** Start of Exercise inputs **

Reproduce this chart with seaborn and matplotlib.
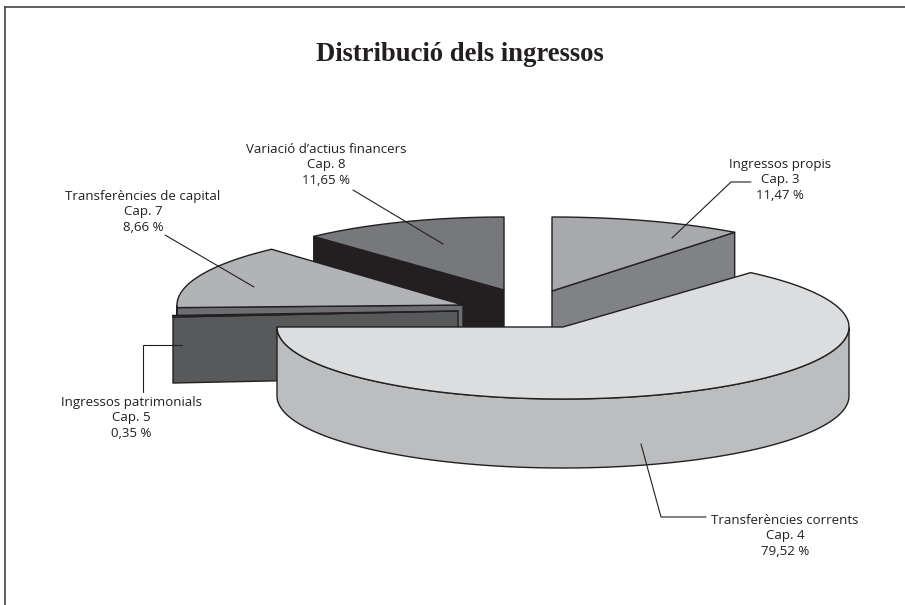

** End of Exercise inputs **
** Start of Exercise inputs **

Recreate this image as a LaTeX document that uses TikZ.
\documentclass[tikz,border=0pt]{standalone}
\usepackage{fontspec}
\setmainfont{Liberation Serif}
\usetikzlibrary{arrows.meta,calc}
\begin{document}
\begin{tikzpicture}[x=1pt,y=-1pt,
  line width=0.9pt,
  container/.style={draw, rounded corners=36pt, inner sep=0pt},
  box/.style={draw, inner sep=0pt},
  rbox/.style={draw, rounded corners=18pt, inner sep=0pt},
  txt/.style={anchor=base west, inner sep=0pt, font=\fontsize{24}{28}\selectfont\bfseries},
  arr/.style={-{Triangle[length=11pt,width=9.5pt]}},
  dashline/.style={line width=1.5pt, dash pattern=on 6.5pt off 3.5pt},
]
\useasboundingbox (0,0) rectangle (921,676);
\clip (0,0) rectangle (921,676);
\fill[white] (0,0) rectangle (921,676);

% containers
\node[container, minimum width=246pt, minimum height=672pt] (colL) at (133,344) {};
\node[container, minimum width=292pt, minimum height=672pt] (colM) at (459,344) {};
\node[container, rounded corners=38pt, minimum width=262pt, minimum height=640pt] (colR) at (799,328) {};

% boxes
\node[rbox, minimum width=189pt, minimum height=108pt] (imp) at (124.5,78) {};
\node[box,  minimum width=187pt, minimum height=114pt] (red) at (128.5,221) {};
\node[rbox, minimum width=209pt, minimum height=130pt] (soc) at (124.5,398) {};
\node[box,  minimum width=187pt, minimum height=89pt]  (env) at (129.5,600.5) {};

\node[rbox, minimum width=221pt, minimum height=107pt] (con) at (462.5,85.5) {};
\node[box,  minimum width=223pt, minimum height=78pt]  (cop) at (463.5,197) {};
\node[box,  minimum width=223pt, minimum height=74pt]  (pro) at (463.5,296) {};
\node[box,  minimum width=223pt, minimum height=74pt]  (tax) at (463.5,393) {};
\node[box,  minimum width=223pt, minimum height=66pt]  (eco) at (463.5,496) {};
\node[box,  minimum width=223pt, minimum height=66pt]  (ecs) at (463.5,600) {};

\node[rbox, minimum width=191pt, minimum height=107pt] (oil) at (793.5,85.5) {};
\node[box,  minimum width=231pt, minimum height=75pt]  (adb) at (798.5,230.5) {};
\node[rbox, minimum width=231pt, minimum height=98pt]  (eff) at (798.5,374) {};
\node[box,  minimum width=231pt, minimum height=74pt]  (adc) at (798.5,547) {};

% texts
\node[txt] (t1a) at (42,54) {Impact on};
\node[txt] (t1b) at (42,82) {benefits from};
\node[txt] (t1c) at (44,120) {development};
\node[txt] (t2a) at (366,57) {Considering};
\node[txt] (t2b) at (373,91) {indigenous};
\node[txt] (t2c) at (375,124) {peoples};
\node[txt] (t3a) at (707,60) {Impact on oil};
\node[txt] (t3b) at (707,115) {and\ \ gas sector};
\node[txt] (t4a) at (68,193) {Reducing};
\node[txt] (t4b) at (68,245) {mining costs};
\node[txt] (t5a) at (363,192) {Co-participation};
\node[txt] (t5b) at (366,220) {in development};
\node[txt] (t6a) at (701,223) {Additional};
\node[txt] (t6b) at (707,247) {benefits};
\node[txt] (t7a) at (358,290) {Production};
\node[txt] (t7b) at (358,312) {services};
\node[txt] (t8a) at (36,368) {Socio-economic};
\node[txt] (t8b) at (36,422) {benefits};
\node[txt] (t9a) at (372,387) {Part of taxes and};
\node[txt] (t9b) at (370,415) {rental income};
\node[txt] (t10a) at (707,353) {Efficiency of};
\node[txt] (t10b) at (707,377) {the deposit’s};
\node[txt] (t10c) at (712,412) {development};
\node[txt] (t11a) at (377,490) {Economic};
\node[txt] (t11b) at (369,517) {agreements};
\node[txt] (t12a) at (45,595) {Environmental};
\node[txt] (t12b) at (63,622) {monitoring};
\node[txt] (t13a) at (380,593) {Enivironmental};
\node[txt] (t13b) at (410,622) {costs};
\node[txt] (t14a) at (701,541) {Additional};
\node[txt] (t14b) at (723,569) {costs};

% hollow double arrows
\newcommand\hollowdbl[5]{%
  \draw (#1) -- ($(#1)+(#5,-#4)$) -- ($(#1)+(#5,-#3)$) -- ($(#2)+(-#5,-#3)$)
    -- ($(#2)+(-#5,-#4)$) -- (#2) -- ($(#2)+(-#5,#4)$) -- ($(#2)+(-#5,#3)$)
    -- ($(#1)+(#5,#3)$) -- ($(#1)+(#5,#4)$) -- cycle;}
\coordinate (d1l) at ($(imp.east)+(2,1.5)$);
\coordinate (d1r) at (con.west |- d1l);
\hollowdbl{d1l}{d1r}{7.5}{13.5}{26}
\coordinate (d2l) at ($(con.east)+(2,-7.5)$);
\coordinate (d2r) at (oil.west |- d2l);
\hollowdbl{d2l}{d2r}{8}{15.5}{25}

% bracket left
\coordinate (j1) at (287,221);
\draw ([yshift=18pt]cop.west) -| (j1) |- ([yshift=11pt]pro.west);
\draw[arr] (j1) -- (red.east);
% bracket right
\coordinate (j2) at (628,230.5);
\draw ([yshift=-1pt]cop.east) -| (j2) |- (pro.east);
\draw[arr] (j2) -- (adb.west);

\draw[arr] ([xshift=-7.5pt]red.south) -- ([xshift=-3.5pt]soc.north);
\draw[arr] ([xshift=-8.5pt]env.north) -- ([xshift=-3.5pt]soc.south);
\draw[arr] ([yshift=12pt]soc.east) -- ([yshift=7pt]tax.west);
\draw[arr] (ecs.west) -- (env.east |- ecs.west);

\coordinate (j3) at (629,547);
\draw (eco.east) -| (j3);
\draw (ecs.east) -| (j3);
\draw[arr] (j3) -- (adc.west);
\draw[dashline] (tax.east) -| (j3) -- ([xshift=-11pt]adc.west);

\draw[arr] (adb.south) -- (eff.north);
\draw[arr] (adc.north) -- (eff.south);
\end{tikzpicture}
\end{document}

** End of Exercise inputs **

Requirement: Repeat exactly, and only, the lines from the one containing "Recreate this image" through the one containing "width=187pt, minimum height=89pt]", both included.

Completed exercise:
Recreate this image as a LaTeX document that uses TikZ.
\documentclass[tikz,border=0pt]{standalone}
\usepackage{fontspec}
\setmainfont{Liberation Serif}
\usetikzlibrary{arrows.meta,calc}
\begin{document}
\begin{tikzpicture}[x=1pt,y=-1pt,
  line width=0.9pt,
  container/.style={draw, rounded corners=36pt, inner sep=0pt},
  box/.style={draw, inner sep=0pt},
  rbox/.style={draw, rounded corners=18pt, inner sep=0pt},
  txt/.style={anchor=base west, inner sep=0pt, font=\fontsize{24}{28}\selectfont\bfseries},
  arr/.style={-{Triangle[length=11pt,width=9.5pt]}},
  dashline/.style={line width=1.5pt, dash pattern=on 6.5pt off 3.5pt},
]
\useasboundingbox (0,0) rectangle (921,676);
\clip (0,0) rectangle (921,676);
\fill[white] (0,0) rectangle (921,676);

% containers
\node[container, minimum width=246pt, minimum height=672pt] (colL) at (133,344) {};
\node[container, minimum width=292pt, minimum height=672pt] (colM) at (459,344) {};
\node[container, rounded corners=38pt, minimum width=262pt, minimum height=640pt] (colR) at (799,328) {};

% boxes
\node[rbox, minimum width=189pt, minimum height=108pt] (imp) at (124.5,78) {};
\node[box,  minimum width=187pt, minimum height=114pt] (red) at (128.5,221) {};
\node[rbox, minimum width=209pt, minimum height=130pt] (soc) at (124.5,398) {};
\node[box,  minimum width=187pt, minimum height=89pt]  (env) at (129.5,600.5) {};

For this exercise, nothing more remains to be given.